A bit of anecdotal evidence of the pitfalls of welfare and what it could mean for UBI.
I grew up in an area of questionable safety. There was a woman across the street who spoke to my mother about how she would scam the welfare system to receive multiple payments every month. This was on top of food stamps and child support checks. She was making more than most people with full time jobs in the area while doing absolutely nothing for society with no desire to ever change.
People will take advantage of the system if they can. Spelling out what it is and what it is not would have to mean making people understand that it is only the minimum and somehow encourage them to expand their horizons. That seems like a cultural shift that needs to happen before UBI becomes prevalent.
> People will take advantage of the system if they can. Spelling out what it is and what it is not would have to mean making people understand that it is only the minimum and somehow encourage them to expand their horizons.
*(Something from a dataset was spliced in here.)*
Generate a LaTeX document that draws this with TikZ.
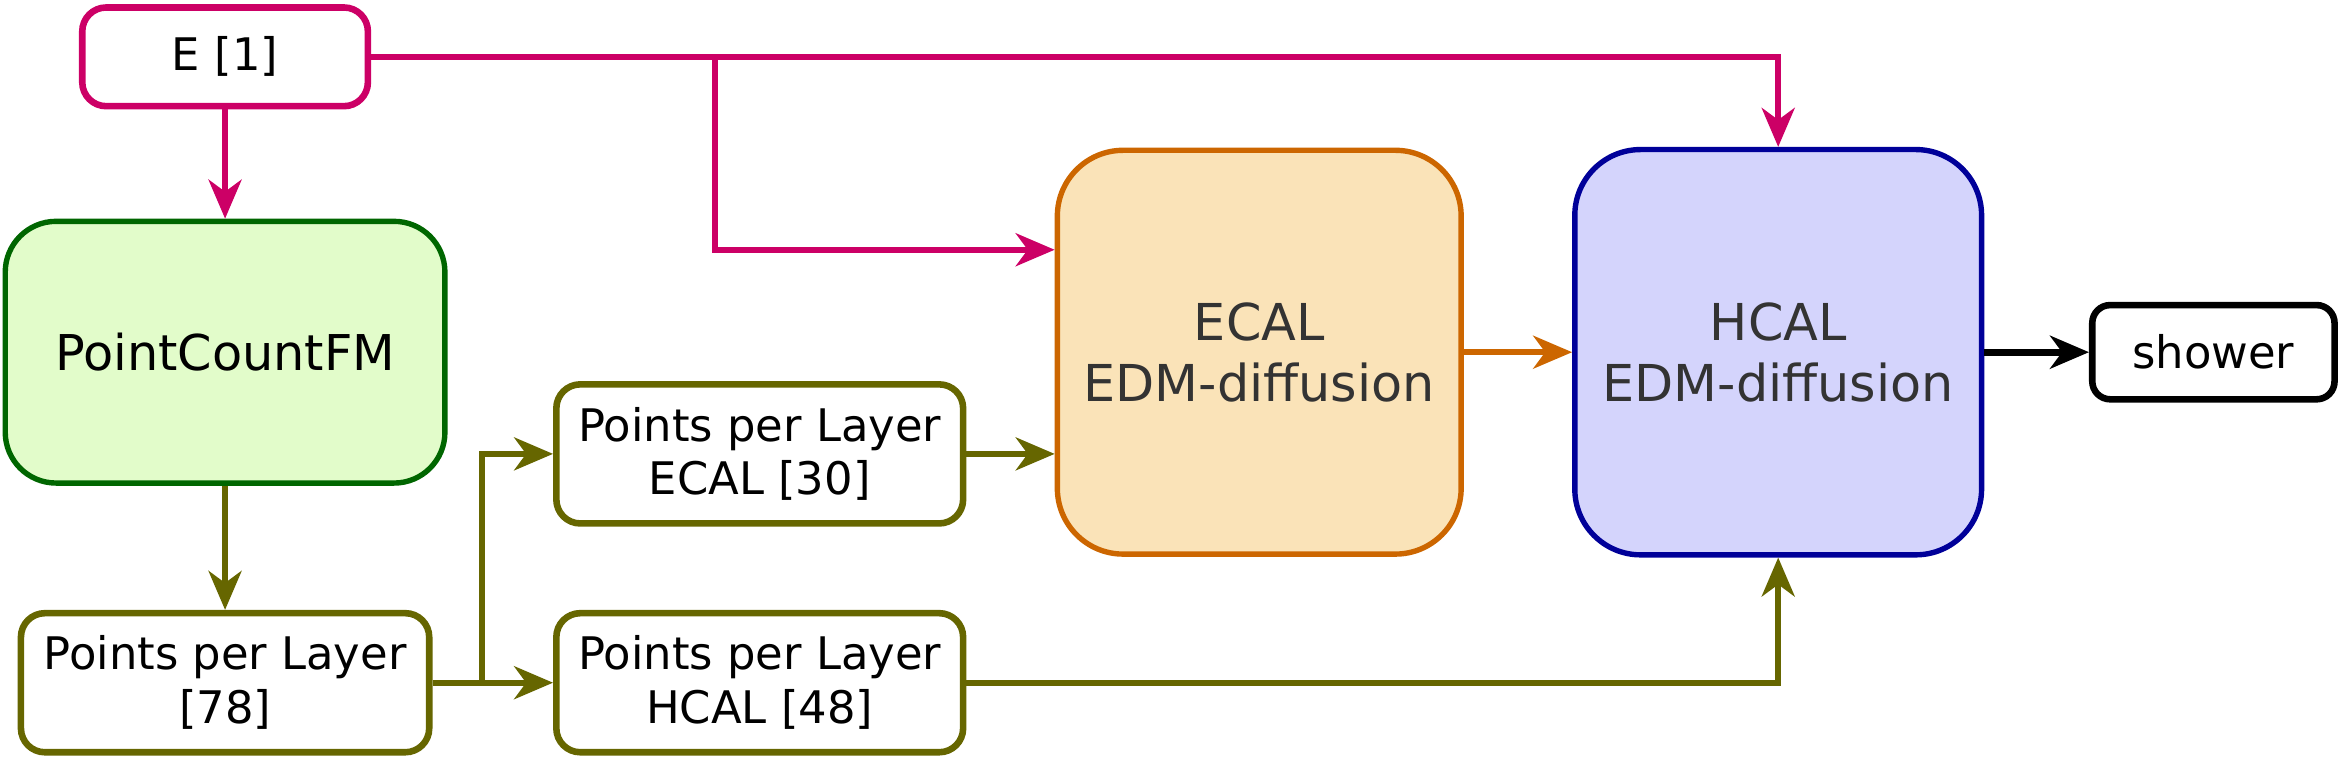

People on welfare often already treat it that way, doing under the table cash work while receiving benefits (many don't, either for moral reason (it is fraud, usually, both tax and welfare) or fear reasons (the punishments for such fraud can be catastrophic) or availability reasons (they just haven't found opportunities, which aren't exactly openly advertised). But it's still fairly widespread; UBI would normalize additional work and stop punishing it, and allow it to take place in the formal economy, which all by itself would produce exactly the culture shift you refer to.
Okay, but let's look at it this way: What do you suggest we do when fifty percent of the US workforce is no longer employed because of clever kinds of automation that smart folks like you and I personally weren't able to predict way back in 2018? What do we do? How do we keep babies from starving and all wealth from aggregating in the hands of a dozen people worldwide? Let's not talk about how likely (or unlikely) this eventually is and hedge our bets. Let's play like we're "Societal SREs" and do a little emergency management. Let's talk about what happens if the article's conclusions come to fruition. What do you suggest we do?
Because if we leave people to their own devices, they'll burn the whole fucking thing to the ground. Open literally any history book to see examples.
I was pulling a number out of a hat to make a point. But you should know that nobody has a crystal ball. Before 2008, institutional investors were saying they were prepared for "apocalyptic" losses of 10 to 15% of the housing market. Sometimes reality outpaces expectations. Regardless, you can substitute "a sufficiently large number of people" if it offends your delicate sensibilities.